[TASK BRIEF]
Write out all the lines again, precisely as they stand, but without the images.

[DATASET EXCERPTS]
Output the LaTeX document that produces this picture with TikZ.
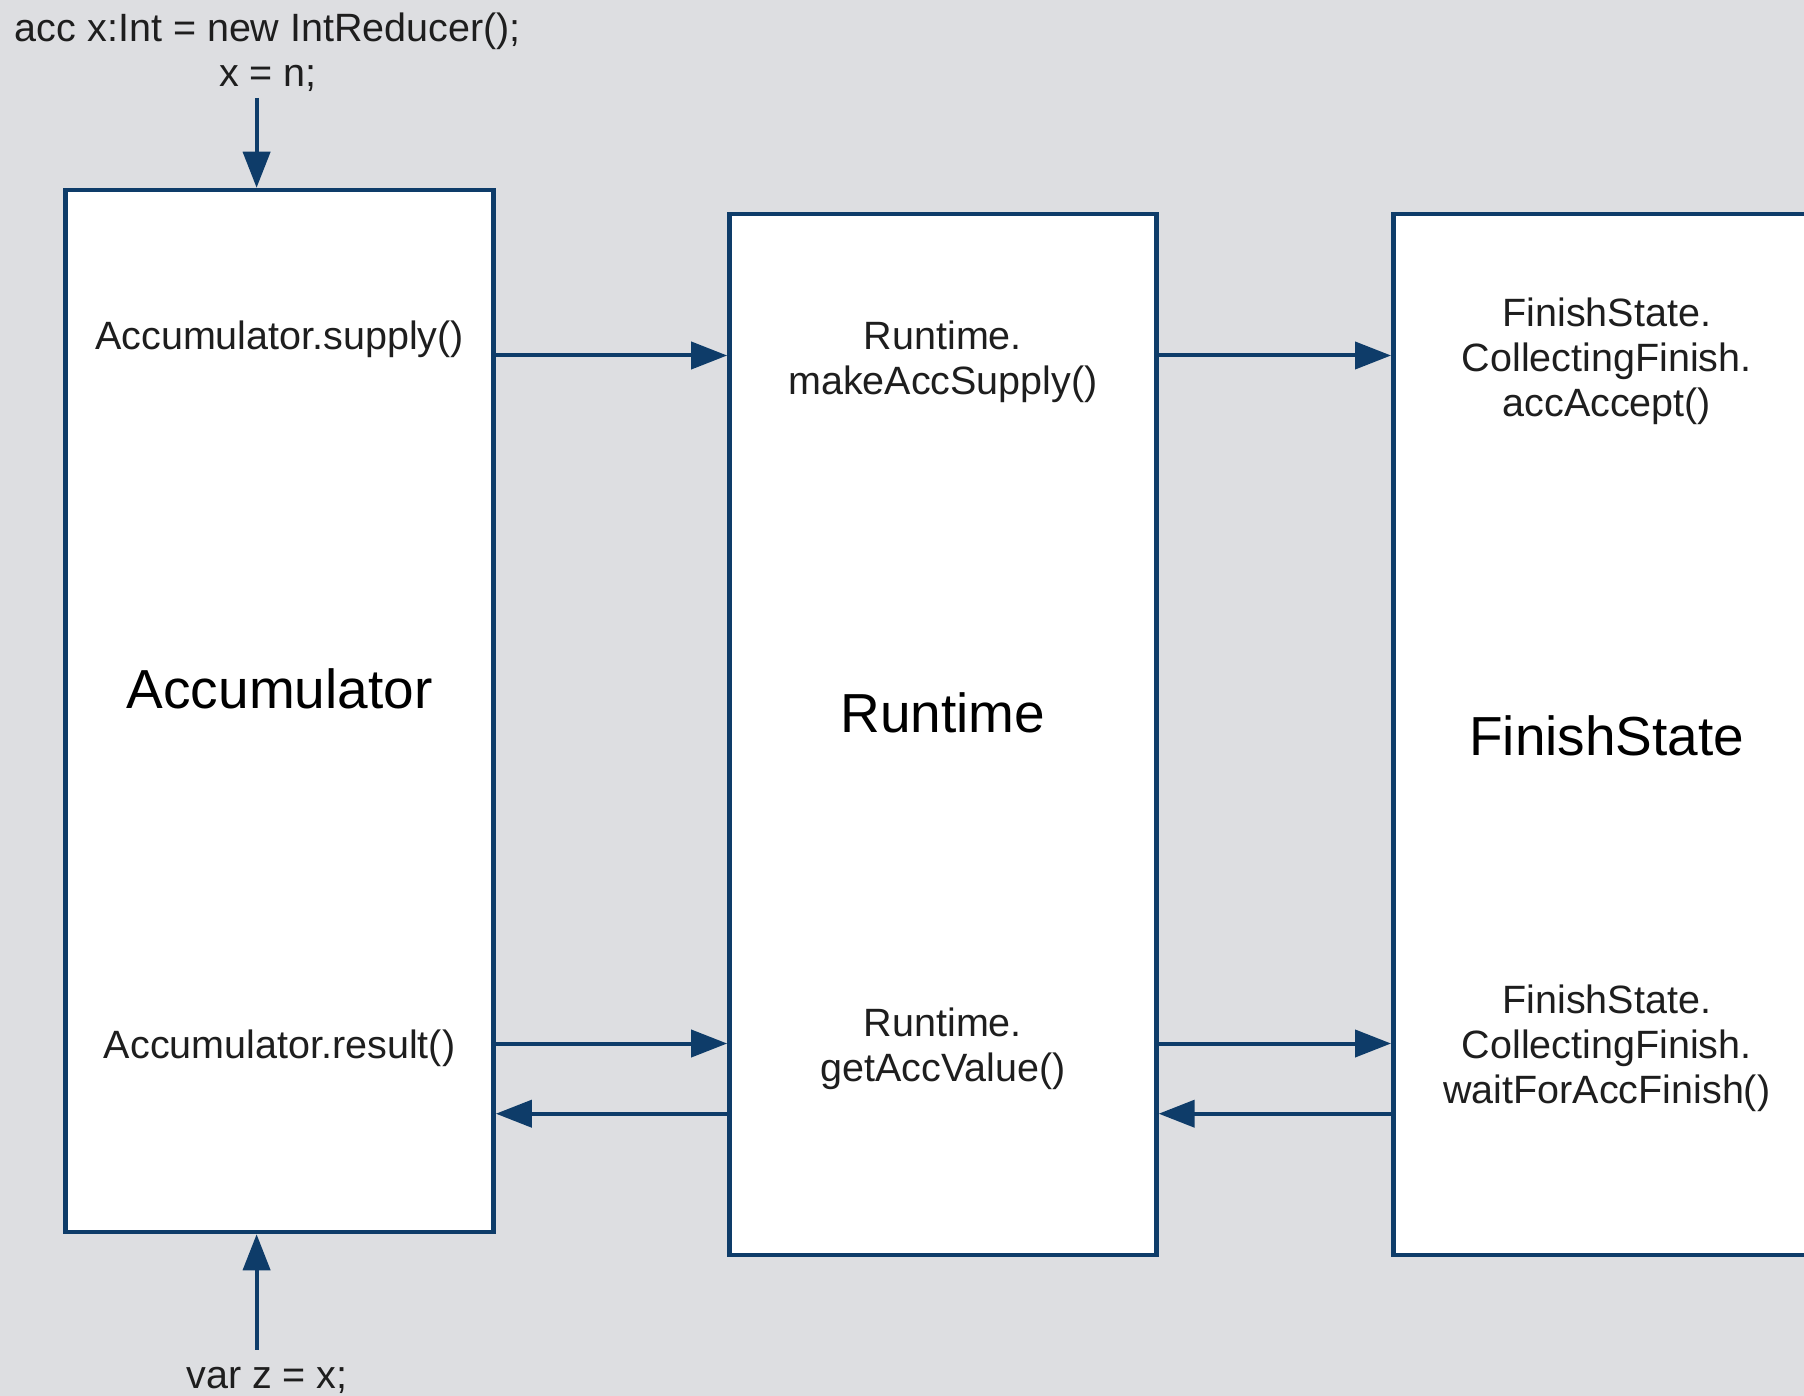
\documentclass[tikz,border=0pt]{standalone}
\usepackage{fontspec}
\setmainfont{Liberation Sans}
\usetikzlibrary{arrows.meta}
\definecolor{bg}{RGB}{221,222,225}
\definecolor{navy}{RGB}{14,60,105}
\definecolor{ink}{RGB}{30,30,30}

\begin{document}
\begin{tikzpicture}[x=1pt,y=-1pt,
  block/.style={draw=navy, line width=4.5pt, fill=white, inner sep=0pt},
  lbl/.style={text=ink, font=\fontsize{39.5}{45}\selectfont, align=center, inner sep=0pt},
  ttl/.style={text=black, font=\fontsize{55}{60}\selectfont, inner sep=0pt},
  flow/.style={draw=navy, line width=4pt, -{Triangle[length=36pt,width=27pt]}}]

% canvas
\fill[bg] (0,0) rectangle (1804,1396);
\useasboundingbox (0,0) rectangle (1804,1396);
\clip (0,0) rectangle (1804,1396);

% the three components
\node[block, minimum width=428pt, minimum height=1042pt] (acc) at (279.6,711) {};
\node[block, minimum width=427pt, minimum height=1041pt] (rt)  at (942.9,734.7) {};
\node[block, minimum width=427pt, minimum height=1041pt] (fs)  at (1606.8,734.7) {};

% component titles
\node[ttl] (acct) at (279.6,689) {Accumulator};
\node[ttl] (rtt)  at (942.9,713) {Runtime};
\node[ttl] (fst)  at (1606.8,736) {FinishState};

% method labels
\node[lbl] (accsup) at (279.6,339.5) {Accumulator.supply()};
\node[lbl] (accres) at (279.6,1048) {Accumulator.result()};
\node[lbl] (rtsup)  at (942.9,362) {Runtime.\\makeAccSupply()};
\node[lbl] (rtval)  at (942.9,1048.5) {Runtime.\\getAccValue()};
\node[lbl] (fsacc)  at (1606.8,361.5) {FinishState.\\CollectingFinish.\\accAccept()};
\node[lbl] (fswait) at (1606.8,1048) {FinishState.\\CollectingFinish.\\waitForAccFinish()};

% source snippets
\node[lbl] (init) at (268,52.5) {acc x:Int = new IntReducer();\\x = n;};
\node[lbl] (use)  at (267,1380.5) {var z = x;};

% call levels
\coordinate (ysup) at (0,355.5);
\coordinate (yres) at (0,1043.5);
\coordinate (yret) at (0,1113.7);
\coordinate (inx)  at (256.6,97.8);
\coordinate (outx) at (256.6,1349.5);

% connectors
\draw[flow] (inx) -- (inx |- acc.north);
\draw[flow] (outx) -- (outx |- acc.south);
\draw[flow] (acc.east |- ysup) -- (rt.west |- ysup);
\draw[flow] (rt.east |- ysup) -- (fs.west |- ysup);
\draw[flow] (acc.east |- yres) -- (rt.west |- yres);
\draw[flow] (rt.east |- yres) -- (fs.west |- yres);
\draw[flow] (rt.west |- yret) -- (acc.east |- yret);
\draw[flow] (fs.west |- yret) -- (rt.east |- yret);
\end{tikzpicture}
\end{document}
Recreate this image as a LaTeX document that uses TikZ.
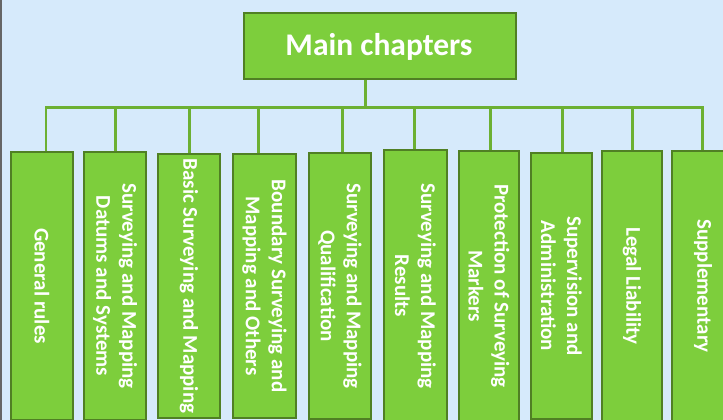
\documentclass[tikz,border=0pt]{standalone}
\usepackage{fontspec}
\setmainfont{Carlito}
\definecolor{bgblue}{RGB}{214,234,251}
\definecolor{boxfill}{RGB}{125,206,60}
\definecolor{boxline}{RGB}{80,128,36}
\definecolor{connc}{RGB}{108,176,50}
\tikzset{
  chbox/.style={draw=boxline, fill=boxfill, line width=2pt, inner sep=0pt},
  lbl/.style={text=white, font=\fontsize{21}{26}\selectfont\bfseries, align=center, inner sep=0pt, rotate=-90},
  ttl/.style={text=white, font=\fontsize{31.5}{36}\selectfont\bfseries, inner sep=0pt},
  conn/.style={draw=connc, line width=3pt},
}
\begin{document}
\begin{tikzpicture}[x=1pt,y=-1pt]
\useasboundingbox (0,0) rectangle (723,420);
\clip (0,0) rectangle (723,420);
\fill[bgblue] (0,0) rectangle (723,420);
\draw[gray!80!black, line width=1.5pt] (0.75,0) -- (0.75,420);

% main box
\node[chbox, minimum width=272pt, minimum height=66pt] (main) at (380,46) {};
\node[ttl] (maint) at (379,47) {Main chapters};

% chapter boxes: center x, top edge (path), width
\node[chbox, minimum width=62pt, minimum height=268pt] (b1) at (42,286) {};
\node[chbox, minimum width=62pt, minimum height=268pt] (b2) at (115,286) {};
\node[chbox, minimum width=62pt, minimum height=264pt] (b3) at (189,286) {};
\node[chbox, minimum width=63pt, minimum height=264pt] (b4) at (264.5,286) {};
\node[chbox, minimum width=62pt, minimum height=266pt] (b5) at (340,286) {};
\node[chbox, minimum width=63pt, minimum height=272pt] (b6) at (415.5,286) {};
\node[chbox, minimum width=60pt, minimum height=270pt] (b7) at (489,286) {};
\node[chbox, minimum width=61pt, minimum height=266pt] (b8) at (561.5,286) {};
\node[chbox, minimum width=60pt, minimum height=270pt] (b9) at (632,286) {};
\node[chbox, minimum width=62pt, minimum height=270pt] (b10) at (703,286) {};

% labels
\node[lbl] (t1) at (b1.center) {General rules};
\node[lbl] (t2) at (b2.center) {Surveying and Mapping\\Datums and Systems};
\node[lbl] (t3) at (b3.center) {Basic Surveying and Mapping};
\node[lbl] (t4) at (b4.center) {Boundary Surveying and\\Mapping and Others};
\node[lbl] (t5) at (b5.center) {Surveying and Mapping\\Qualification};
\node[lbl] (t6) at (b6.center) {Surveying and Mapping\\Results};
\node[lbl] (t7) at (b7.center) {Protection of Surveying\\Markers};
\node[lbl] (t8) at (b8.center) {Supervision and\\Administration};
\node[lbl] (t9) at (b9.center) {Legal Liability};
\node[lbl] (t10) at (b10.center) {Supplementary};

% bus junctions
\coordinate (m) at (365,107.5);
\coordinate (j1) at (46,107.5);
\coordinate (j2) at (115,107.5);
\coordinate (j3) at (189,107.5);
\coordinate (j4) at (258,107.5);
\coordinate (j5) at (342,107.5);
\coordinate (j6) at (414,107.5);
\coordinate (j7) at (490,107.5);
\coordinate (j8) at (562,107.5);
\coordinate (j9) at (632,107.5);
\coordinate (j10) at (702,107.5);

% connectors
\draw[conn] (main.south -| m) -- (m);
\draw[conn, line cap=rect] (j1) -- (j10);
\draw[conn, line width=2.2pt] (j1) -- (j1 |- b1.north);
\foreach \i in {2,...,10} {
  \draw[conn] (j\i) -- (j\i |- b\i.north);
}
\end{tikzpicture}
\end{document}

[FINAL RESULT]
Output the LaTeX document that produces this picture with TikZ.
\documentclass[tikz,border=0pt]{standalone}
\usepackage{fontspec}
\setmainfont{Liberation Sans}
\usetikzlibrary{arrows.meta}
\definecolor{bg}{RGB}{221,222,225}
\definecolor{navy}{RGB}{14,60,105}
\definecolor{ink}{RGB}{30,30,30}

\begin{document}
\begin{tikzpicture}[x=1pt,y=-1pt,
  block/.style={draw=navy, line width=4.5pt, fill=white, inner sep=0pt},
  lbl/.style={text=ink, font=\fontsize{39.5}{45}\selectfont, align=center, inner sep=0pt},
  ttl/.style={text=black, font=\fontsize{55}{60}\selectfont, inner sep=0pt},
  flow/.style={draw=navy, line width=4pt, -{Triangle[length=36pt,width=27pt]}}]

% canvas
\fill[bg] (0,0) rectangle (1804,1396);
\useasboundingbox (0,0) rectangle (1804,1396);
\clip (0,0) rectangle (1804,1396);

% the three components
\node[block, minimum width=428pt, minimum height=1042pt] (acc) at (279.6,711) {};
\node[block, minimum width=427pt, minimum height=1041pt] (rt)  at (942.9,734.7) {};
\node[block, minimum width=427pt, minimum height=1041pt] (fs)  at (1606.8,734.7) {};

% component titles
\node[ttl] (acct) at (279.6,689) {Accumulator};
\node[ttl] (rtt)  at (942.9,713) {Runtime};
\node[ttl] (fst)  at (1606.8,736) {FinishState};

% method labels
\node[lbl] (accsup) at (279.6,339.5) {Accumulator.supply()};
\node[lbl] (accres) at (279.6,1048) {Accumulator.result()};
\node[lbl] (rtsup)  at (942.9,362) {Runtime.\\makeAccSupply()};
\node[lbl] (rtval)  at (942.9,1048.5) {Runtime.\\getAccValue()};
\node[lbl] (fsacc)  at (1606.8,361.5) {FinishState.\\CollectingFinish.\\accAccept()};
\node[lbl] (fswait) at (1606.8,1048) {FinishState.\\CollectingFinish.\\waitForAccFinish()};

% source snippets
\node[lbl] (init) at (268,52.5) {acc x:Int = new IntReducer();\\x = n;};
\node[lbl] (use)  at (267,1380.5) {var z = x;};

% call levels
\coordinate (ysup) at (0,355.5);
\coordinate (yres) at (0,1043.5);
\coordinate (yret) at (0,1113.7);
\coordinate (inx)  at (256.6,97.8);
\coordinate (outx) at (256.6,1349.5);

% connectors
\draw[flow] (inx) -- (inx |- acc.north);
\draw[flow] (outx) -- (outx |- acc.south);
\draw[flow] (acc.east |- ysup) -- (rt.west |- ysup);
\draw[flow] (rt.east |- ysup) -- (fs.west |- ysup);
\draw[flow] (acc.east |- yres) -- (rt.west |- yres);
\draw[flow] (rt.east |- yres) -- (fs.west |- yres);
\draw[flow] (rt.west |- yret) -- (acc.east |- yret);
\draw[flow] (fs.west |- yret) -- (rt.east |- yret);
\end{tikzpicture}
\end{document}
Recreate this image as a LaTeX document that uses TikZ.
\documentclass[tikz,border=0pt]{standalone}
\usepackage{fontspec}
\setmainfont{Carlito}
\definecolor{bgblue}{RGB}{214,234,251}
\definecolor{boxfill}{RGB}{125,206,60}
\definecolor{boxline}{RGB}{80,128,36}
\definecolor{connc}{RGB}{108,176,50}
\tikzset{
  chbox/.style={draw=boxline, fill=boxfill, line width=2pt, inner sep=0pt},
  lbl/.style={text=white, font=\fontsize{21}{26}\selectfont\bfseries, align=center, inner sep=0pt, rotate=-90},
  ttl/.style={text=white, font=\fontsize{31.5}{36}\selectfont\bfseries, inner sep=0pt},
  conn/.style={draw=connc, line width=3pt},
}
\begin{document}
\begin{tikzpicture}[x=1pt,y=-1pt]
\useasboundingbox (0,0) rectangle (723,420);
\clip (0,0) rectangle (723,420);
\fill[bgblue] (0,0) rectangle (723,420);
\draw[gray!80!black, line width=1.5pt] (0.75,0) -- (0.75,420);

% main box
\node[chbox, minimum width=272pt, minimum height=66pt] (main) at (380,46) {};
\node[ttl] (maint) at (379,47) {Main chapters};

% chapter boxes: center x, top edge (path), width
\node[chbox, minimum width=62pt, minimum height=268pt] (b1) at (42,286) {};
\node[chbox, minimum width=62pt, minimum height=268pt] (b2) at (115,286) {};
\node[chbox, minimum width=62pt, minimum height=264pt] (b3) at (189,286) {};
\node[chbox, minimum width=63pt, minimum height=264pt] (b4) at (264.5,286) {};
\node[chbox, minimum width=62pt, minimum height=266pt] (b5) at (340,286) {};
\node[chbox, minimum width=63pt, minimum height=272pt] (b6) at (415.5,286) {};
\node[chbox, minimum width=60pt, minimum height=270pt] (b7) at (489,286) {};
\node[chbox, minimum width=61pt, minimum height=266pt] (b8) at (561.5,286) {};
\node[chbox, minimum width=60pt, minimum height=270pt] (b9) at (632,286) {};
\node[chbox, minimum width=62pt, minimum height=270pt] (b10) at (703,286) {};

% labels
\node[lbl] (t1) at (b1.center) {General rules};
\node[lbl] (t2) at (b2.center) {Surveying and Mapping\\Datums and Systems};
\node[lbl] (t3) at (b3.center) {Basic Surveying and Mapping};
\node[lbl] (t4) at (b4.center) {Boundary Surveying and\\Mapping and Others};
\node[lbl] (t5) at (b5.center) {Surveying and Mapping\\Qualification};
\node[lbl] (t6) at (b6.center) {Surveying and Mapping\\Results};
\node[lbl] (t7) at (b7.center) {Protection of Surveying\\Markers};
\node[lbl] (t8) at (b8.center) {Supervision and\\Administration};
\node[lbl] (t9) at (b9.center) {Legal Liability};
\node[lbl] (t10) at (b10.center) {Supplementary};

% bus junctions
\coordinate (m) at (365,107.5);
\coordinate (j1) at (46,107.5);
\coordinate (j2) at (115,107.5);
\coordinate (j3) at (189,107.5);
\coordinate (j4) at (258,107.5);
\coordinate (j5) at (342,107.5);
\coordinate (j6) at (414,107.5);
\coordinate (j7) at (490,107.5);
\coordinate (j8) at (562,107.5);
\coordinate (j9) at (632,107.5);
\coordinate (j10) at (702,107.5);

% connectors
\draw[conn] (main.south -| m) -- (m);
\draw[conn, line cap=rect] (j1) -- (j10);
\draw[conn, line width=2.2pt] (j1) -- (j1 |- b1.north);
\foreach \i in {2,...,10} {
  \draw[conn] (j\i) -- (j\i |- b\i.north);
}
\end{tikzpicture}
\end{document}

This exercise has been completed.